Cependant, encore une fois, il y a une véritable critique dans les livres. Ainsi, la cruauté de la famille Malefoy envers Dobby se retourne contre elle puisque Dobby est celui qui sauve Harry de leur manoir. De même, le combat mené par Hermione est à saluer. Avec son association « la Société d’Aide à la Libération des Elfes« , elle s’est battue pour éveiller les consciences sur le sort des elfes de maison.
Il n’y a donc pas d’apologie de l’esclavage mais bien une dénonciation de la privation de liberté de certains êtres. Aucun lien ne peut être fait ici avec la traite négrière car les conditions sont bien différentes : il n’y pas eu de rapt et de déportation et les elfes ne se sont pas rebellés pour leur liberté comme l’on fait les esclaves. J.K.Rowling montre que le statut des elfes est inacceptable et doit être remis en cause. Dans une société qui semble peu soucieuse de leur sort, elle fait intervenir Hermione, elle-même victime de la discrimination anti-moldus, pour changer les mentalités.

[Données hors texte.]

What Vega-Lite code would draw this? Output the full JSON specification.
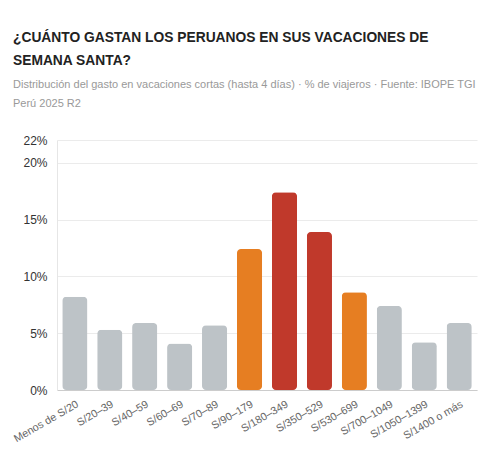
{
  "$schema": "https://vega.github.io/schema/vega-lite/v6.json",
  "autosize": {"type": "none"},
  "padding": {"left": 57, "top": 140, "right": 15, "bottom": 71},
  "width": 420,
  "height": 250,
  "background": "#ffffff",
  "title": {
    "text": ["¿CUÁNTO GASTAN LOS PERUANOS EN SUS VACACIONES DE", "SEMANA SANTA?"],
    "subtitle": ["Distribución del gasto en vacaciones cortas (hasta 4 días) · % de viajeros · Fuente: IBOPE TGI", "Perú 2025 R2"],
    "anchor": "start",
    "frame": "group",
    "dx": -44,
    "offset": 25,
    "font": "Liberation Sans",
    "fontSize": 13.8,
    "fontWeight": "bold",
    "color": "#222222",
    "lineHeight": 23,
    "subtitleFont": "Liberation Sans",
    "subtitleFontSize": 11,
    "subtitleColor": "#999999",
    "subtitleLineHeight": 19,
    "subtitlePadding": 11
  },
  "data": {
    "values": [
      {"rango": "Menos de S/20", "pct": 8.2, "grupo": "resto"},
      {"rango": "S/20–39", "pct": 5.3, "grupo": "resto"},
      {"rango": "S/40–59", "pct": 5.9, "grupo": "resto"},
      {"rango": "S/60–69", "pct": 4.1, "grupo": "resto"},
      {"rango": "S/70–89", "pct": 5.7, "grupo": "resto"},
      {"rango": "S/90–179", "pct": 12.4, "grupo": "medio"},
      {"rango": "S/180–349", "pct": 17.4, "grupo": "alto"},
      {"rango": "S/350–529", "pct": 13.9, "grupo": "alto"},
      {"rango": "S/530–699", "pct": 8.6, "grupo": "medio"},
      {"rango": "S/700–1049", "pct": 7.4, "grupo": "resto"},
      {"rango": "S/1050–1399", "pct": 4.2, "grupo": "resto"},
      {"rango": "S/1400 o más", "pct": 5.9, "grupo": "resto"}
    ]
  },
  "mark": {"type": "bar", "cornerRadius": 4},
  "encoding": {
    "x": {
      "field": "rango",
      "type": "nominal",
      "sort": null,
      "scale": {"paddingInner": 0.28, "paddingOuter": 0.15},
      "axis": {
        "title": null,
        "labelAngle": -30,
        "labelAlign": "right",
        "labelBaseline": "top",
        "labelFont": "Liberation Sans",
        "labelFontSize": 10.8,
        "labelColor": "#666666",
        "labelPadding": 8,
        "ticks": false,
        "domainColor": "#cccccc",
        "grid": false
      }
    },
    "y": {
      "field": "pct",
      "type": "quantitative",
      "scale": {"domain": [0, 22], "nice": false},
      "axis": {
        "title": null,
        "values": [0, 5, 10, 15, 20, 22],
        "labelExpr": "datum.value + '%'",
        "labelFont": "Liberation Sans",
        "labelFontSize": 12,
        "labelColor": "#333333",
        "labelPadding": 10,
        "ticks": false,
        "domainColor": "#e6e6e6",
        "gridColor": "#ebebeb"
      }
    },
    "color": {
      "field": "grupo",
      "type": "nominal",
      "scale": {"domain": ["resto", "medio", "alto"], "range": ["#bdc3c7", "#e67e22", "#c0392b"]},
      "legend": null
    }
  },
  "config": {"view": {"stroke": null}}
}
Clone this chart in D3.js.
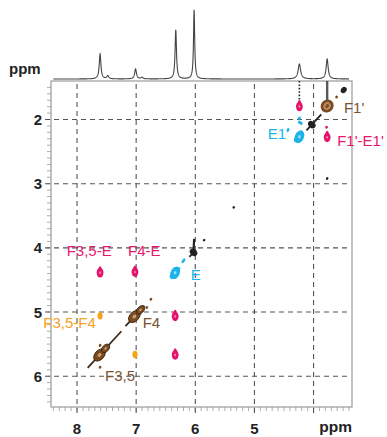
<!DOCTYPE html>
<html>
<head>
<meta charset="utf-8">
<script src="https://cdn.jsdelivr.net/npm/d3@7"></script>
<style>
body { margin: 0; background: #fff; }
svg { display: block; font-family: "Liberation Sans", Arial, sans-serif; }
</style>
</head>
<body>
<div id="chart"></div>
<script>

let xTicks = [8, 7, 6, 5, 4];
let xTickLabels = ["8", "7", "6", "5", ""];
let yTicks = [2, 3, 4, 5, 6];

// 1D projection on top: shift (ppm), height, half width (ppm)
let specShift = [7.61, 7.48, 7.01, 6.90, 6.33, 6.02, 4.24, 3.77];
let specHeight = [25, 3, 10, 1.5, 49, 69, 15, 20];
let specWidth = [0.017, 0.02, 0.018, 0.02, 0.014, 0.012, 0.025, 0.02];

// off-diagonal cross peaks (F2, F1, group)
let crossF2 = [7.61, 7.02, 6.34, 6.34, 4.24, 3.77, 7.61, 7.02];
let crossF1 = [4.38, 4.37, 5.06, 5.66, 1.79, 2.27, 5.06, 5.66];
let crossGroup = ["EF", "EF", "EF", "EF", "EF", "EF", "FF", "FF"];

// diagonal peaks: centre and extent along F2
let diagF2 = [7.62, 7.03, 6.34, 6.03, 4.24, 3.77, 4.03];
let diagF1 = [5.67, 5.07, 4.39, 4.07, 2.27, 1.79, 2.08];
let diagFrom = [7.82, 7.18, 6.42, 6.10, 4.30, 3.84, 4.12];
let diagTo = [7.25, 6.86, 6.26, 5.99, 4.18, 3.72, 3.87];
let diagGroup = ["F", "F", "E", "X", "E", "F", "X"];

// small contour fragments
let dotF2 = [3.49, 3.77, 5.35, 5.85, 6.20, 6.33, 4.43, 4.21, 3.61, 7.61, 7.61, 6.82, 6.75, 3.78, 4.24, 4.24];
let dotF1 = [1.54, 2.92, 3.37, 3.88, 4.20, 4.43, 2.16, 2.06, 1.65, 5.52, 5.86, 4.93, 4.80, 2.12, 1.98, 2.04];
let dotGroup = ["X", "X", "X", "X", "E", "E", "E", "E", "F", "F", "F", "F", "F", "EF", "E", "E"];

// vertical traces from the projection into the map
let traceF2 = [4.24, 3.77];
let traceEnd = [1.74, 1.71];

let labelText = ["F3,5-E", "F4-E", "E", "F3,5-F4", "F4", "F3,5", "F1'", "E1'", "F1'-E1'"];
let labelF2 = [8.175, 7.138, 6.078, 8.57, 6.89, 7.527, 3.486, 4.776, 3.60];
let labelF1 = [4.127, 4.127, 4.502, 5.254, 5.254, 6.075, 1.899, 2.309, 2.413];
let labelGroup = ["EF", "EF", "E", "FF", "F", "F", "F", "E", "EF"];

let colors = { EF: "#e3136c", FF: "#f5a31a", E: "#1cb4e8", F: "#7b4a20", X: "#222222" };
let labelColors = { EF: "#e8176f", FF: "#f6a01c", E: "#1ab6ea", F: "#7a5230" };

let W = 387, H = 437;
let mLeft = 51, mRight = 352, mTop = 81, mBottom = 407;

let x = d3.scaleLinear().domain([8.44, 3.35]).range([mLeft, mRight]);
let y = d3.scaleLinear().domain([1.4, 6.48]).range([mTop, mBottom]);
let yi = d3.scaleLinear().domain([0, 70]).range([79, 9]);

let svg = d3.select("#chart").append("svg").attr("width", W).attr("height", H);

// projection spectrum
let grid = d3.range(8.40, 3.40, -0.002);
let spec = grid.map(function(p) {
    let s = 0;
    for (let i = 0; i < specShift.length; i++) {
        let u = (p - specShift[i]) / specWidth[i];
        s += specHeight[i] / (1 + u * u);
    }
    return [p, s];
});
svg.append("path")
    .datum(spec)
    .attr("d", d3.line().x(function(d) { return x(d[0]); }).y(function(d) { return yi(d[1]); }))
    .attr("fill", "none")
    .attr("stroke", "#444")
    .attr("stroke-width", 1.1);

// frame
svg.append("rect")
    .attr("x", mLeft).attr("y", mTop)
    .attr("width", mRight - mLeft).attr("height", mBottom - mTop)
    .attr("fill", "none").attr("stroke", "#9a9a9a").attr("stroke-width", 1.2);

// minor ticks
let minorY = d3.range(1.5, 6.45, 0.1);
svg.selectAll(".my").data(minorY).enter().append("line")
    .attr("x1", mLeft - 4).attr("x2", mLeft)
    .attr("y1", function(d) { return y(d); }).attr("y2", function(d) { return y(d); })
    .attr("stroke", "#999").attr("stroke-width", 0.8);
let minorX = d3.range(8.4, 3.39, -0.1);
svg.selectAll(".mx").data(minorX).enter().append("line")
    .attr("x1", function(d) { return x(d); }).attr("x2", function(d) { return x(d); })
    .attr("y1", mBottom).attr("y2", mBottom + 4)
    .attr("stroke", "#999").attr("stroke-width", 0.8);

// grid
svg.selectAll(".gx").data(xTicks).enter().append("line")
    .attr("x1", function(d) { return x(d); }).attr("x2", function(d) { return x(d); })
    .attr("y1", mTop + 3).attr("y2", mBottom + 8)
    .attr("stroke", "#555").attr("stroke-width", 1.1).attr("stroke-dasharray", "5,4");
svg.selectAll(".gy").data(yTicks).enter().append("line")
    .attr("x1", mLeft - 6).attr("x2", mRight - 2)
    .attr("y1", function(d) { return y(d); }).attr("y2", function(d) { return y(d); })
    .attr("stroke", "#555").attr("stroke-width", 1.1).attr("stroke-dasharray", "5,4");

// tick labels
svg.selectAll(".ly").data(yTicks).enter().append("text")
    .attr("x", 42).attr("y", function(d) { return y(d) + 5.5; })
    .attr("text-anchor", "end").attr("font-size", 15).attr("font-weight", "bold")
    .attr("fill", "#222").text(function(d) { return d; });
svg.selectAll(".lx").data(xTicks).enter().append("text")
    .attr("x", function(d) { return x(d); }).attr("y", 434)
    .attr("text-anchor", "middle").attr("font-size", 15).attr("font-weight", "bold")
    .attr("fill", "#222").text(function(d, i) { return xTickLabels[i]; });
svg.append("text").attr("x", 352).attr("y", 432).attr("text-anchor", "end")
    .attr("font-size", 15.5).attr("font-weight", "bold").attr("fill", "#222").text("ppm");
svg.append("text").attr("x", 9).attr("y", 74)
    .attr("font-size", 15).attr("font-weight", "bold").attr("fill", "#222").text("ppm");

// traces
svg.selectAll(".tr").data(traceF2).enter().append("line")
    .attr("x1", function(d) { return x(d); }).attr("x2", function(d) { return x(d); })
    .attr("y1", mTop).attr("y2", function(d, i) { return y(traceEnd[i]); })
    .attr("stroke", "#222")
    .attr("stroke-width", function(d, i) { return i == 0 ? 1.6 : 2.4; })
    .attr("stroke-dasharray", function(d, i) { return i == 0 ? "1.6,1.8" : null; })
    .style("opacity", function(d, i) { return i == 0 ? 1 : 0.75; });

let peaks = svg.append("g");

function blob(cx, cy, rx, ry, ang, fill, stroke, sw) {
    peaks.append("ellipse")
        .attr("cx", 0).attr("cy", 0).attr("rx", rx).attr("ry", ry)
        .attr("transform", "translate(" + cx + "," + cy + ") rotate(" + ang + ")")
        .attr("fill", fill)
        .attr("stroke", stroke || "none")
        .attr("stroke-width", sw || 0.9);
}

// diagonal peaks
diagF2.forEach(function(c, i) {
    let d = c - diagF1[i];
    let x0 = x(diagFrom[i]), y0 = y(diagFrom[i] - d);
    let x1 = x(diagTo[i]), y1 = y(diagTo[i] - d);
    let len = Math.hypot(x1 - x0, y1 - y0);
    let ang = Math.atan2(y1 - y0, x1 - x0) * 180 / Math.PI;
    let cx = x(c), cy = y(diagF1[i]);
    let g = diagGroup[i];
    let col = colors[g];
    if (g == "F" && len > 20) {
        peaks.append("line").attr("x1", x0).attr("y1", y0).attr("x2", x1).attr("y2", y1)
            .attr("stroke", "#3a2412").attr("stroke-width", 1.7);
        let ux = Math.cos(ang * Math.PI / 180), uy = Math.sin(ang * Math.PI / 180);
        blob(cx, cy, 7, 4.6, ang, col, "#3a2412");
        blob(cx + ux * 9, cy + uy * 9, 5, 3.2, ang, col, "#3a2412");
        blob(cx, cy, 2.2, 1.5, ang, "#caa57c");
        blob(cx + ux * 9, cy + uy * 9, 1.6, 1, ang, "#caa57c");
    } else if (g == "F") {
        peaks.append("line").attr("x1", x0).attr("y1", y0).attr("x2", x1).attr("y2", y1)
            .attr("stroke", "#3a2412").attr("stroke-width", 1.5);
        blob(cx, cy, 5.5, 5, ang, "#b48a62", col, 2.6);
        blob(cx, cy, 2, 1.6, ang, col);
        blob(cx + 3, cy - 4, 1.4, 1.4, 0, col);
        blob(cx - 4, cy + 4, 1.3, 1.3, 0, col);
    } else if (g == "E") {
        peaks.append("line").attr("x1", x0).attr("y1", y0).attr("x2", x1).attr("y2", y1)
            .attr("stroke", col).attr("stroke-width", 2);
        blob(cx, cy, 4.6, 6.5, 25, col);
        blob(cx - 2, cy + 3, 3.5, 3, 0, col);
        blob(cx + 2, cy - 4, 2, 2.5, 0, col);
        blob(cx, cy, 1.2, 1.8, 0, "#a9e4f7");
    } else {
        peaks.append("line").attr("x1", x0).attr("y1", y0).attr("x2", x1).attr("y2", y1)
            .attr("stroke", col).attr("stroke-width", 1.8);
        blob(cx, cy, 3.2, 4.2, ang, col);
    }
});

// tail above the black diagonal peak at 6.03
peaks.append("line")
    .attr("x1", x(6.03)).attr("x2", x(6.02))
    .attr("y1", y(4.07)).attr("y2", y(3.86))
    .attr("stroke", colors.X).attr("stroke-width", 2.2);

// cross peaks
crossF2.forEach(function(c, i) {
    let g = crossGroup[i];
    let cx = x(c), cy = y(crossF1[i]);
    if (g == "EF") {
        blob(cx, cy + 0.5, 3.4, 4.8, 0, colors.EF);
        blob(cx, cy - 3.5, 1.5, 2.6, 0, colors.EF);
        blob(cx, cy + 0.5, 0.9, 1.4, 0, "#f08ab4");
    } else {
        blob(cx, cy, 2.6, 3.6, 0, colors.FF);
    }
});

// small fragments
dotF2.forEach(function(c, i) {
    let g = dotGroup[i];
    let r = g == "X" ? 1.2 : (g == "E" ? 1.4 : 1.3);
    if (i == 0) r = 2.8;
    blob(x(c), y(dotF1[i]), r, g == "E" && i == 4 ? 2.8 : r * 1.2, 35, colors[g]);
});

// annotations
svg.selectAll(".lab").data(labelText).enter().append("text")
    .attr("x", function(d, i) { return x(labelF2[i]); })
    .attr("y", function(d, i) { return y(labelF1[i]); })
    .attr("font-size", 15)
    .attr("fill", function(d, i) { return labelColors[labelGroup[i]]; })
    .text(function(d) { return d; });

</script>
</body>
</html>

En conclusion, on peut ne pas être d’accord avec les propos que l’auteure a tenu sans pour autant chercher à discréditer son oeuvre. Chacun a son opinion sur la fameuse question de savoir s’il faut séparer l’oeuvre de l’auteur mais on ne peut nier que la saga Harry Potter prône des valeurs dans lesquelles un grand nombre de personnes peuvent se reconnaître. Les valeurs de Poudlard sont la tolérance, le courage, l’amitié, l’amour et l’acceptation. C’est la raison du succès international de la saga. Chacun peut se sentir le bienvenu dans cet univers.
Que les propos de J.K.Rowling aient choqué est un fait, cependant, l’univers qu’elle a créé est en dehors de la polémique. Il faut sans cesse dénoncer le racisme, l’antisémitisme, l’homophobie et toute forme de discrimination mais il ne faut pas banaliser ou ridiculiser ces luttes en attaquant une oeuvre à tort.